After a two-year spell in the ADAC High Speed Academy, the alumni of which include star names such as Sebastian Vettel, Nico Rosberg, Nico Hülkenberg and Pascal Wehrlein, Schumacher is now moving on to pastures new. The 17-year-old knows that he is only just beginning his journey. The plan is to eventually graduate to Formula 1, but the next steps need to be chosen carefully and properly thought through: “I hope to now compete in Formula 3. The main aim is to gain more experience. If I were to be offered that opportunity, I would focus fully on Formula 3.” He already has some test drives lined up in the near future and is intent on making a successful career in motor racing for himself.
Ideally, he would pursue his ambitions as a member of the Prema Powerteam. The Italian outfit, with whom he feels so much at home, has its cars decked out in a red livery that is similar to that of the illustrious Scuderia Ferrari. The mentality of the Italians, with their passion for motorsport, is very much to Schumacher’s liking.
In his debut ADAC Formula 4 season of 2015, the young man with the famous name came third in the Best Rookie class. By contrast, he spent most of this year in contention for the actual championship, a title that ultimately went to Mawson. Schumacher sees himself on the right track but still far off completing the development stage. “With every race and with every year, you get better,” says Schumacher. “Even every mistake is valuable. You can only learn from them – and make sure that they don’t happen again in the future. I can still benefit from improving my qualifying.”
This year, he not only contested ADAC Formula 4 but also the Italian championship in parallel. The season finale for this competition doesn’t happen until the end of October. Here too, Schumacher is still in with a chance of taking the title. When asked to compare the two junior racing series, he judges the standard in ADAC Formula 4 to be higher: “My opinion is that ADAC Formula 4 has more drivers who are capable of winning. In the Italian equivalent, there are somewhere between seven and ten drivers with the ability to actually win. In ADAC Formula 4, there are maybe 15 who can compete at the front of the field and who are really fast.”
Schumacher was certainly one of them this year. He notched up five race wins and made seven podium appearances.
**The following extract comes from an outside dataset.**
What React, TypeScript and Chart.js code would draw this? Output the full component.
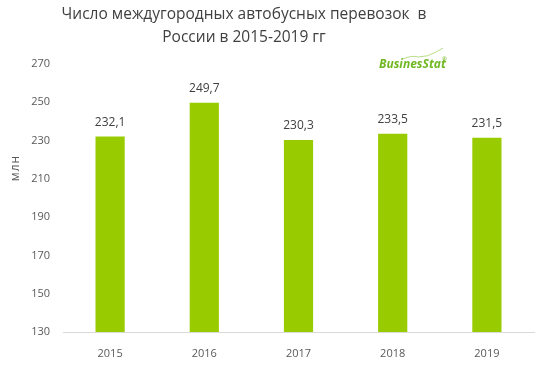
import React, { useEffect, useRef } from "react";
import { Chart, registerables } from "chart.js";

Chart.register(...registerables);

const years = ["2015", "2016", "2017", "2018", "2019"];
const values = [232.1, 249.7, 230.3, 233.5, 231.5];
const valueLabels = ["232,1", "249,7", "230,3", "233,5", "231,5"];
const titleLines = ["Число междугородных автобусных перевозок  в", "России в 2015-2019 гг"];
const yAxisTitle = "млн";
const yMin = 130;
const yMax = 270;
const yStep = 20;

const FONT = "'Open Sans', 'Noto Sans', sans-serif";

const overlay = {
  id: "overlay",
  afterDatasetsDraw(chart: any) {
    const ctx = chart.ctx;
    ctx.save();
    // value labels
    const meta = chart.getDatasetMeta(0);
    ctx.font = `12px ${FONT}`;
    ctx.fillStyle = "#404040";
    ctx.textAlign = "center";
    ctx.textBaseline = "middle";
    meta.data.forEach((bar: any, i: number) => {
      ctx.fillText(valueLabels[i], bar.x, bar.y - 14);
    });
    // title
    ctx.font = `15.5px ${FONT}`;
    ctx.fillStyle = "#404040";
    ctx.fillText(titleLines[0], 244, 15);
    ctx.fillText(titleLines[1], 244, 38);
    // y axis title
    ctx.save();
    ctx.translate(16, 168);
    ctx.rotate(-Math.PI / 2);
    ctx.font = `12px ${FONT}`;
    ctx.fillStyle = "#595959";
    (ctx as any).letterSpacing = "1px";
    ctx.fillText(yAxisTitle, 0, 0);
    ctx.restore();
    // logo
    ctx.strokeStyle = "#a6d36a";
    ctx.lineWidth = 0.8;
    ctx.beginPath();
    ctx.moveTo(403, 59);
    ctx.quadraticCurveTo(412, 55, 418, 57);
    ctx.quadraticCurveTo(428, 57, 436, 52);
    ctx.lineTo(443, 48);
    ctx.stroke();
    ctx.font = `italic bold 12px ${FONT}`;
    ctx.fillStyle = "#6fb822";
    ctx.textAlign = "left";
    ctx.textBaseline = "alphabetic";
    ctx.fillText("BusinesStat", 379, 68);
    ctx.font = `6px ${FONT}`;
    ctx.fillText("®", 442, 61);
    ctx.restore();
  },
};

export default function App() {
  const ref = useRef<HTMLCanvasElement>(null);
  useEffect(() => {
    const chart = new Chart(ref.current!, {
      type: "bar",
      data: {
        labels: years,
        datasets: [
          {
            data: values,
            backgroundColor: "#99cc00",
            barPercentage: 0.31,
            categoryPercentage: 1,
          },
        ],
      },
      options: {
        animation: false,
        responsive: false,
        maintainAspectRatio: false,
        layout: { padding: { top: 64, right: 11, left: 0, bottom: 0 } },
        plugins: { legend: { display: false }, tooltip: { enabled: false }, title: { display: false } },
        scales: {
          x: {
            grid: { display: false },
            border: { display: true, color: "#d9d9d9", width: 1 },
            ticks: { color: "#595959", font: { family: FONT, size: 11 }, padding: 7 },
            afterFit: (s: any) => {
              s.height = 39;
            },
          },
          y: {
            min: yMin,
            max: yMax,
            grid: { display: false, drawTicks: false },
            border: { display: false },
            ticks: { stepSize: yStep, color: "#595959", font: { family: FONT, size: 11 }, padding: 13 },
            afterFit: (s: any) => {
              s.width = 63;
            },
          },
        },
      },
      plugins: [overlay],
    });
    return () => chart.destroy();
  }, []);
  return (
    <div style={{ position: "fixed", left: 0, top: 0, width: 545, height: 371, background: "#fff" }}>
      <canvas ref={ref} width={545} height={371} />
    </div>
  );
}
Only Mawson enjoyed even greater success and produced more consistent results with ten wins and six podiums.
It was the battle between these two that characterised this second season of the ADAC High Speed Academy. In the season finale at Hockenheim, Schumacher finished all three races in the points: “The three races here were a lot of fun. Overtaking more than 27 cars in the course of just a few laps – that’s not bad at all. At the same time, we’ve had a lot of bad luck this season, which meant we’ve had to do plenty of overtaking. But I also believe that has taught me as a driver quite a lot. Simply in terms of gaining experience in how to overtake properly.” Schumacher considers overtaking to be one of his strong points: “That became apparent when I was still in karting. In a formula car, it’s obviously a different matter, but even there it goes pretty well. I mostly drive by gut feeling. When I see a gap that I really like, then I’ll go for it. If it works out, all well and good. If not, then I’ll try again.”